● **Exercise prompt**:
Leaving out the pictures, retype all the material exactly.

● **Data segment**:
----------

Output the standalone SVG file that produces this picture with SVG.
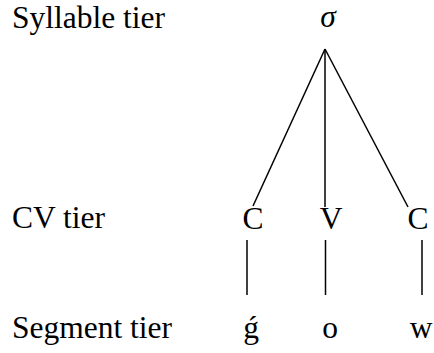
<svg xmlns="http://www.w3.org/2000/svg" width="434" height="353" viewBox="0 0 434 353">
<style>
text{font-family:"Liberation Serif","Times New Roman",serif;font-size:31.5px;fill:#000}
.c{text-anchor:middle}
line{stroke:#000;stroke-width:1.5}
</style>
<rect width="434" height="353" fill="#fff"/>
<g id="labels">
<text x="12" y="28">Syllable tier</text>
<text x="12" y="228">CV tier</text>
<text x="12" y="338">Segment tier</text>
</g>
<g id="sigma"><text class="c" x="328" y="27" font-style="italic">σ</text></g>
<g id="C1"><text class="c" x="253" y="229">C</text></g>
<g id="V"><text class="c" x="331" y="229">V</text></g>
<g id="C2"><text class="c" x="418" y="229">C</text></g>
<g id="g"><text class="c" x="251" y="338">ǵ</text></g>
<g id="o"><text class="c" x="330" y="338">o</text></g>
<g id="w"><text class="c" x="421" y="338">w</text></g>
<g id="connectors">
<line x1="325" y1="49" x2="253" y2="206"/>
<line x1="325" y1="49" x2="325" y2="207"/>
<line x1="325" y1="49" x2="408" y2="207"/>
<line x1="247" y1="240" x2="247" y2="295"/>
<line x1="325.5" y1="240" x2="325.5" y2="295"/>
<line x1="422" y1="240" x2="422" y2="295"/>
</g>
</svg>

----------

● **Task solution**:
Output the standalone SVG file that produces this picture with SVG.
<svg xmlns="http://www.w3.org/2000/svg" width="434" height="353" viewBox="0 0 434 353">
<style>
text{font-family:"Liberation Serif","Times New Roman",serif;font-size:31.5px;fill:#000}
.c{text-anchor:middle}
line{stroke:#000;stroke-width:1.5}
</style>
<rect width="434" height="353" fill="#fff"/>
<g id="labels">
<text x="12" y="28">Syllable tier</text>
<text x="12" y="228">CV tier</text>
<text x="12" y="338">Segment tier</text>
</g>
<g id="sigma"><text class="c" x="328" y="27" font-style="italic">σ</text></g>
<g id="C1"><text class="c" x="253" y="229">C</text></g>
<g id="V"><text class="c" x="331" y="229">V</text></g>
<g id="C2"><text class="c" x="418" y="229">C</text></g>
<g id="g"><text class="c" x="251" y="338">ǵ</text></g>
<g id="o"><text class="c" x="330" y="338">o</text></g>
<g id="w"><text class="c" x="421" y="338">w</text></g>
<g id="connectors">
<line x1="325" y1="49" x2="253" y2="206"/>
<line x1="325" y1="49" x2="325" y2="207"/>
<line x1="325" y1="49" x2="408" y2="207"/>
<line x1="247" y1="240" x2="247" y2="295"/>
<line x1="325.5" y1="240" x2="325.5" y2="295"/>
<line x1="422" y1="240" x2="422" y2="295"/>
</g>
</svg>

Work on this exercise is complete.